UNO DE MIS HÉROES






(dedicado a Elliot)

Hace años un compañero de estudios me habló emocionado del nacimiento de un grupo de Rock en Huelva; lo formaban buenos músicos capitaneados por un señor al que llamaban “Macaco”. Más tarde cayó en mis manos una cinta con un nombre en su lomo: “La Banda del Krack”. Contenía virtuoso rock con originales letras cantadas por una voz que, desde lo profundo de aquella grabación, reclamaba la atención del mundo. Era “Macaco”, que sonaba llano, sincero.

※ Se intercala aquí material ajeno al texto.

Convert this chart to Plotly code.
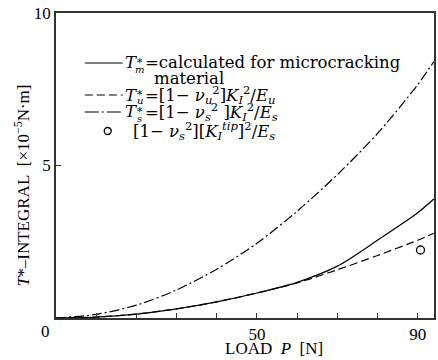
import plotly.graph_objects as go

# ---- data ----
load_P = [0, 10, 20, 30, 40, 50, 60, 70, 80, 90, 94]
T_m = [0, 0.03, 0.13, 0.30, 0.53, 0.82, 1.17, 1.70, 2.55, 3.45, 3.90]
T_u = [0, 0.03, 0.13, 0.30, 0.53, 0.82, 1.15, 1.58, 2.05, 2.55, 2.78]
T_s = [0, 0.12, 0.42, 0.92, 1.60, 2.45, 3.50, 4.70, 6.05, 7.65, 8.40]
tip_P = [90.7]
tip_T = [2.23]

x_tickvals = [10, 20, 30, 40, 50, 60, 70, 80, 90]
x_ticktext = ["", "", "", "", "50", "", "", "", "90"]
y_tickvals = [5, 10]
y_ticktext = ["5", "10"]

W, H = 438, 360
L, R, T, B = 56, 2, 13, 42
PW, PH = W - L - R, H - T - B

def px(x):
    return (x - L) / PW

def py(y):
    return (H - B - y) / PH

SERIF = "DejaVu Serif"
TICKF = "Liberation Serif"

fig = go.Figure()
line_w = 1.2
fig.add_trace(go.Scatter(x=load_P, y=T_m, mode="lines", line=dict(color="black", width=line_w, shape="spline", smoothing=0.8), showlegend=False))
fig.add_trace(go.Scatter(x=load_P, y=T_u, mode="lines", line=dict(color="black", width=line_w, dash="8px,4px", shape="spline", smoothing=0.8), showlegend=False))
fig.add_trace(go.Scatter(x=load_P, y=T_s, mode="lines", line=dict(color="black", width=line_w, dash="10px,3px,2px,3px", shape="spline", smoothing=0.8), showlegend=False))
fig.add_trace(go.Scatter(x=tip_P, y=tip_T, mode="markers", marker=dict(symbol="circle-open", size=8, color="black", line=dict(width=1.3)), showlegend=False))

shapes = []
# legend samples
shapes.append(dict(type="line", xref="paper", yref="paper", x0=px(85), x1=px(123), y0=py(63), y1=py(63), line=dict(color="black", width=1.2)))
shapes.append(dict(type="line", xref="paper", yref="paper", x0=px(85), x1=px(123), y0=py(95), y1=py(95), line=dict(color="black", width=1.2, dash="8px,4px")))
shapes.append(dict(type="line", xref="paper", yref="paper", x0=px(85), x1=px(123), y0=py(112), y1=py(112), line=dict(color="black", width=1.2, dash="14px,3px,2px,3px")))
shapes.append(dict(type="circle", xref="paper", yref="paper", x0=px(104.5), x1=px(111.5), y0=py(127.5), y1=py(134.5), line=dict(color="black", width=1.3)))

fs = 16.5
ann = []
def text(x, y, s, size=fs, font=SERIF, xanchor="left", yanchor="middle", angle=0):
    ann.append(dict(x=px(x), y=py(y), xref="paper", yref="paper", text=s, showarrow=False,
                    xanchor=xanchor, yanchor=yanchor, textangle=angle,
                    font=dict(family=font, size=size, color="black")))

def tstar(y, sub):
    text(123, y, "<i>T</i>")
    text(140.5, y - 1, "*", size=11, xanchor="center")
    text(140, y + 6, "<i>%s</i>" % sub, size=10, xanchor="center")

tstar(63, "m")
text(143, 63, "=calculated for microcracking")
text(153, 79, "material")
tstar(95, "u")
text(143, 95, "=[1− <i>ν<sub>u</sub></i><sup>2</sup>]<i>K<sub>I</sub></i><sup>2</sup>/<i>E<sub>u</sub></i>")
tstar(112, "s")
text(143, 112, "=[1− <i>ν<sub>s</sub></i><sup>2</sup> ]<i>K<sub>I</sub></i><sup>2</sup>/<i>E<sub>s</sub></i>")
text(131, 131, "[1− <i>ν<sub>s</sub></i><sup>2</sup>][<i>K<sub>I</sub><sup>tip</sup></i>]<sup>2</sup>/<i>E<sub>s</sub></i>")

# axis titles and origin label
text(275, 348, "LOAD\u00a0\u00a0<i>P</i>\u00a0\u00a0[N]", size=17, font=TICKF, xanchor="center")
text(22, 185, "<i>T</i>*–INTEGRAL\u00a0\u00a0[×10<sup>−5</sup>N·m]", size=17, font=TICKF, xanchor="center", angle=-90)
text(45, 331, "0", size=17, font=TICKF, xanchor="center")

fig.update_layout(
    width=W, height=H,
    margin=dict(l=L, r=R, t=T, b=B),
    paper_bgcolor="white", plot_bgcolor="white",
    shapes=shapes, annotations=ann,
    xaxis=dict(range=[0, 94.06], tickvals=x_tickvals, ticktext=x_ticktext, ticks="inside", ticklen=5,
               tickcolor="#333", showgrid=False, zeroline=False, showline=True, mirror=True,
               linecolor="#333", linewidth=1.5, tickfont=dict(family=TICKF, size=17, color="black")),
    yaxis=dict(range=[0, 10], tickvals=y_tickvals, ticktext=y_ticktext, ticks="inside", ticklen=5,
               tickcolor="#333", showgrid=False, zeroline=False, showline=True, mirror=True,
               linecolor="#333", linewidth=1.5, tickfont=dict(family=TICKF, size=17, color="black")),
)

fig.write_html("out.html")
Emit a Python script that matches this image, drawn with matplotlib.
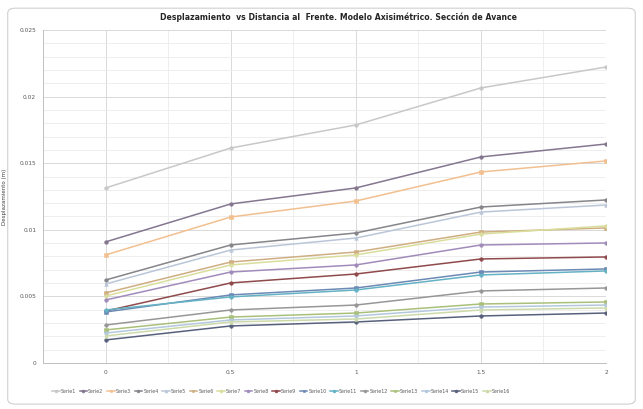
import matplotlib
matplotlib.use("Agg")
import matplotlib.pyplot as plt
from matplotlib.patches import FancyBboxPatch
from matplotlib.ticker import MultipleLocator, FixedLocator

# Distancia al frente (x) y desplazamientos por serie
distancia = [0, 0.5, 1, 1.5, 2]
x_ticks = [0, 0.5, 1, 1.5, 2]
x_tick_labels = ["0", "0.5", "1", "1.5", "2"]
y_ticks = [0, 0.005, 0.01, 0.015, 0.02, 0.025]
y_tick_labels = ["0", "0.005", "0.01", "0.015", "0.02", "0.025"]

serie1 = [0.01314, 0.01614, 0.01787, 0.02065, 0.02222]
serie2 = [0.00909, 0.01194, 0.01314, 0.01547, 0.01644]
serie3 = [0.00811, 0.01096, 0.01216, 0.01434, 0.01517]
serie4 = [0.00623, 0.00886, 0.00976, 0.01171, 0.01224]
serie5 = [0.00593, 0.00848, 0.00938, 0.01133, 0.01186]
serie6 = [0.00526, 0.00758, 0.00833, 0.00983, 0.01014]
serie7 = [0.00503, 0.00736, 0.00811, 0.00968, 0.01029]
serie8 = [0.00473, 0.00683, 0.00736, 0.00886, 0.00901]
serie9 = [0.00390, 0.00601, 0.00668, 0.00781, 0.00796]
serie10 = [0.00383, 0.00511, 0.00563, 0.00683, 0.00706]
serie11 = [0.00398, 0.00496, 0.00548, 0.00661, 0.00691]
serie12 = [0.00285, 0.00398, 0.00435, 0.00541, 0.00563]
serie13 = [0.00248, 0.00345, 0.00375, 0.00443, 0.00458]
serie14 = [0.00225, 0.00323, 0.00353, 0.00420, 0.00435]
serie15 = [0.00173, 0.00278, 0.00308, 0.00353, 0.00375]
serie16 = [0.00203, 0.00308, 0.00330, 0.00398, 0.00413]

series = [serie1, serie2, serie3, serie4, serie5, serie6, serie7, serie8,
          serie9, serie10, serie11, serie12, serie13, serie14, serie15, serie16]
nombres = ["Serie%d" % (i + 1) for i in range(len(series))]

colores = ["#C8C8C8", "#84768F", "#F2C090", "#85858A", "#BAC6D8",
           "#CFAE82", "#DADE9C", "#A08BBB", "#8F4A4C", "#6C8AB5",
           "#66B2C5", "#979797", "#A9C07A", "#B3C8DD", "#58617C", "#CCDAAA"]
marcadores = ["o", "o", "s", "o", "^", "s", "o", "o",
              "o", "s", "o", "o", "s", "o", "o", "^"]

fig = plt.figure(figsize=(6.43, 4.09), dpi=100)
fig.patch.set_facecolor("white")

# Marco del área del gráfico
marco = FancyBboxPatch((0.012, 0.012), 0.976, 0.968,
                       boxstyle="round,pad=0,rounding_size=0.012",
                       transform=fig.transFigure, facecolor="none",
                       edgecolor="#D0D0D0", linewidth=0.8, zorder=-5)
fig.patches.append(marco)

ax = fig.add_axes([0.067, 0.1125, 0.8755, 0.8142])
ax.set_zorder(2)
ax.set_facecolor("white")

for vals, nombre, c, m in zip(series, nombres, colores, marcadores):
    ax.plot(distancia, vals, color=c, linewidth=1.1, marker=m,
            markersize=2.6, markeredgewidth=0.4, markeredgecolor=c,
            label=nombre, zorder=3)

ax.set_xlim(-0.25, 2.0)
ax.set_ylim(0, 0.025)
ax.xaxis.set_major_locator(FixedLocator(x_ticks))
ax.set_xticklabels(x_tick_labels)
ax.xaxis.set_minor_locator(MultipleLocator(0.25))
ax.yaxis.set_major_locator(FixedLocator(y_ticks))
ax.set_yticklabels(y_tick_labels)
ax.yaxis.set_minor_locator(MultipleLocator(0.001))

ax.grid(which="major", color="#D9D9D9", linewidth=0.7, zorder=0)
ax.grid(which="minor", color="#EBEBEB", linewidth=0.6, zorder=0)
ax.set_axisbelow(True)

for lado in ["top", "right"]:
    ax.spines[lado].set_visible(False)
ax.spines["left"].set_color("#BFBFBF")
ax.spines["bottom"].set_color("#BFBFBF")
ax.spines["left"].set_linewidth(0.7)
ax.spines["bottom"].set_linewidth(0.7)

ax.tick_params(which="both", length=0, labelsize=4.2, colors="#595959", pad=5)

ax.set_ylabel("Desplazamiento (m)", fontsize=4.0, color="#404040", labelpad=9)

fig.text(0.526, 0.957,
         "Desplazamiento  vs Distancia al  Frente. Modelo Axisimétrico. Sección de Avance",
         ha="center", va="center", fontsize=5.6, fontweight="bold", color="#262626")

leg = fig.legend(loc="center", bbox_to_anchor=(0.437, 0.043), ncol=16,
                 fontsize=3.4, frameon=False, handlelength=1.6,
                 handletextpad=0.25, columnspacing=0.75, markerscale=0.8)
for t in leg.get_texts():
    t.set_color("#595959")

fig.savefig("out.png", dpi=100, facecolor="white")
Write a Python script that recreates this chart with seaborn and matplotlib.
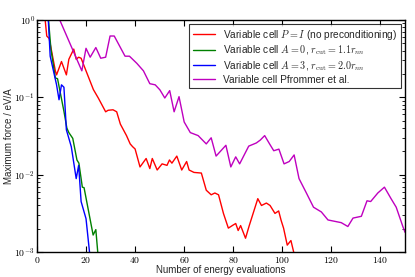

Me atrajo una canción que decía: “Por la mañana muy temprano, / voy al colegio y me paro en el kiosko / y me compro un donut. / A las once en el recreo / me lo voy a comer / y me doy cuenta de que es la rueda / de un camión de juguete. / Mis compañeros van y me piden / dame un poquito / pero yo no les doy / porque está muy rico”.

Por aquellas fechas se convocó un concurso-concierto para grupos locales en la Plaza de las Monjas. Habría sólo un ganador. Me inscribí. Los participantes asistimos a una reunión con los organizadores para poner en pie el evento –escandaloso chavalerío en mesa alargada-. Y, de pronto, una voz aguda –canción del donut- se elevó por encima de las demás y me preguntó –con sonriente preocupación- por el tipo de música con el que iba a competir. Acababa de conocer a “Macaco”.

Llegó la tarde crucial, con todos los músicos nuevos en la plaza afinando instrumentos. Yo llevaba un viejo teclado prestado y, por mi inexperiencia, me ubiqué en un lugar del escenario en el que no había altavoces para poder escucharme. “Macaco”, pendiente de todo, me sugirió que girara un monitor hacia mi ángulo para evitar problemas. Fue la ayuda de un tipo honrado y legal; y más, cuando lo vi convencido de que ganaría el premio. Le respondí en la misma tesitura que también yo lo intentaría.

Y comenzó el concierto: mi actuación, tímida y algo torpe; la suya, divertida y genial. El premio sería suyo. Sin duda. Pero a la hora de elegir vencedor -gran momento de honra adolescente-, sucedió que no ganamos aquel galardón ninguno de los dos. Seguramente volvimos a nuestras casas abatidos y derrotados; sin darnos cuenta de que, como el tiempo nos demostró desde entonces, ambos habíamos ganado un premio mucho más importante: nuestra amistad.

A partir de aquel entonces compartimos ideas, instrumentos, entrevistas, grabaciones y, sobre todo, aprecio. Buen amigo. Conocí la parte humana –genial- del artista: Agustín “Macaco” tenía un kiosko junto a las Teresianas donde vendía donuts a criaturas que iban a colegios, madre tremendamente seria que también vendía donuts, guitarra eléctrica Gibson de color rojo y grupo de Rock. Un héroe absoluto. También era muy aficionado a la pintura. También era hemofílico. “Macaco” un día se casó con la siempre sonriente Bella, construyeron nido y tuvieron a Elliot.

Pasó el tiempo y continuó haciendo música. Era un creador sin reglas; o con las suyas propias. Se construyó un estudio de grabación casero y se autopublicó un disco titulado “Por fin” –una desconocida y desapercibida joya cultural de nuestra tierra- donde incluyó aquella dulce canción.

Un día cualquiera supe la noticia. “Macaco” dependía de transfusiones de sangre. En una llegó el acechante SIDA. Una indemnización, una pensión y el olvido. No de sus amigos. Cuando abrí la puerta de la habitación del hospital en el que pasó sus últimos momentos, encontré a Bella que, por primera vez, no sonreía. Más allá, en la cama, estaba “Macaco”, sedado, inconsciente. Pasé días inevitables de vacío. Inevitables. Semanas más tarde, el teléfono rompió el silencio interior: Fidel preguntaba cómo guardar las guitarras de nuestro común amigo. Bella le había pedido que embalara instrumentos –y sueños- para el futuro de Elliot.

“Macaco” era un gran artista de nuestra tierra, y me duele profundamente que un creador de su calidad haya pasado tan desapercibido, como no se merecía; y que haya acabado -además- marcado con el estigma de una enfermedad que le llegó por casualidad. Su gran esfuerzo vital y creativo no tuvo más reconocimiento que un silencio inmerecido y elocuente. Un denso y elocuente silencio.

La muerte enrasa a todos, aunque unos queden dignificados mientras otros resbalan hacia el olvido. Para mí, querido amigo, siempre serás uno de mis héroes.